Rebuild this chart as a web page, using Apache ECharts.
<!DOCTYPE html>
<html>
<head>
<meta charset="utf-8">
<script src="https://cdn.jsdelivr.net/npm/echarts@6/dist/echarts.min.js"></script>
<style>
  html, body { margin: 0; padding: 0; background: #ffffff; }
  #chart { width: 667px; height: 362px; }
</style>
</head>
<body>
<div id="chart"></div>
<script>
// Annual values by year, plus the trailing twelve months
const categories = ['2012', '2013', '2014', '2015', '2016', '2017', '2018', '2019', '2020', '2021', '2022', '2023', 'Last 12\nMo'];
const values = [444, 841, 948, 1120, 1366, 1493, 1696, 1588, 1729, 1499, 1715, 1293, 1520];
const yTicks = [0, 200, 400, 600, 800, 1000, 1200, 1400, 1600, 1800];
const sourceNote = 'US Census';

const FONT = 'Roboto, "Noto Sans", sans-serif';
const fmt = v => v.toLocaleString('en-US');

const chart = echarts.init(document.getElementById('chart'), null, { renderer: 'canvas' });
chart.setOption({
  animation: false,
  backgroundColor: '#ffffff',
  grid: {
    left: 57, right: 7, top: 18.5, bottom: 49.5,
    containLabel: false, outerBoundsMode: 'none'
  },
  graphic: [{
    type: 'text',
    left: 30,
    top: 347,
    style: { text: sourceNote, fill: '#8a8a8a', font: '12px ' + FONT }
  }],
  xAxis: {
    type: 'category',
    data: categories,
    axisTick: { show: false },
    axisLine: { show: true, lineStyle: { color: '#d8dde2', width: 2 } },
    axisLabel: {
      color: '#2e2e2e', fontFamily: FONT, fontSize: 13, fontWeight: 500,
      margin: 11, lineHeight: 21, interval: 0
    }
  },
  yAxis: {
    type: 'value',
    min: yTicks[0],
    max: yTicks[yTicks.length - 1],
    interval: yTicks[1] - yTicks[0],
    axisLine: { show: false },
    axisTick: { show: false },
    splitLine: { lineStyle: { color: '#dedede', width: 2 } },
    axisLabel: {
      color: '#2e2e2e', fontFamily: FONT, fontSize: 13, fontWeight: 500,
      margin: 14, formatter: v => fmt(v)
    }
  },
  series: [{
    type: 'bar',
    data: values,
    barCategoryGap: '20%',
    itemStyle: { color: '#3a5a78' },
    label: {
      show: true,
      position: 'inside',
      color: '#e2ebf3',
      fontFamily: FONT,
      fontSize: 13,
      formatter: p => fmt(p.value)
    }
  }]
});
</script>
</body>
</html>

TASK TO COMPLETE
Word for word, write out the data.

WRITTEN ANSWER
Rebuild this chart as a web page, using Apache ECharts.
<!DOCTYPE html>
<html>
<head>
<meta charset="utf-8">
<script src="https://cdn.jsdelivr.net/npm/echarts@6/dist/echarts.min.js"></script>
<style>
  html, body { margin: 0; padding: 0; background: #ffffff; }
  #chart { width: 667px; height: 362px; }
</style>
</head>
<body>
<div id="chart"></div>
<script>
// Annual values by year, plus the trailing twelve months
const categories = ['2012', '2013', '2014', '2015', '2016', '2017', '2018', '2019', '2020', '2021', '2022', '2023', 'Last 12\nMo'];
const values = [444, 841, 948, 1120, 1366, 1493, 1696, 1588, 1729, 1499, 1715, 1293, 1520];
const yTicks = [0, 200, 400, 600, 800, 1000, 1200, 1400, 1600, 1800];
const sourceNote = 'US Census';

const FONT = 'Roboto, "Noto Sans", sans-serif';
const fmt = v => v.toLocaleString('en-US');

const chart = echarts.init(document.getElementById('chart'), null, { renderer: 'canvas' });
chart.setOption({
  animation: false,
  backgroundColor: '#ffffff',
  grid: {
    left: 57, right: 7, top: 18.5, bottom: 49.5,
    containLabel: false, outerBoundsMode: 'none'
  },
  graphic: [{
    type: 'text',
    left: 30,
    top: 347,
    style: { text: sourceNote, fill: '#8a8a8a', font: '12px ' + FONT }
  }],
  xAxis: {
    type: 'category',
    data: categories,
    axisTick: { show: false },
    axisLine: { show: true, lineStyle: { color: '#d8dde2', width: 2 } },
    axisLabel: {
      color: '#2e2e2e', fontFamily: FONT, fontSize: 13, fontWeight: 500,
      margin: 11, lineHeight: 21, interval: 0
    }
  },
  yAxis: {
    type: 'value',
    min: yTicks[0],
    max: yTicks[yTicks.length - 1],
    interval: yTicks[1] - yTicks[0],
    axisLine: { show: false },
    axisTick: { show: false },
    splitLine: { lineStyle: { color: '#dedede', width: 2 } },
    axisLabel: {
      color: '#2e2e2e', fontFamily: FONT, fontSize: 13, fontWeight: 500,
      margin: 14, formatter: v => fmt(v)
    }
  },
  series: [{
    type: 'bar',
    data: values,
    barCategoryGap: '20%',
    itemStyle: { color: '#3a5a78' },
    label: {
      show: true,
      position: 'inside',
      color: '#e2ebf3',
      fontFamily: FONT,
      fontSize: 13,
      formatter: p => fmt(p.value)
    }
  }]
});
</script>
</body>
</html>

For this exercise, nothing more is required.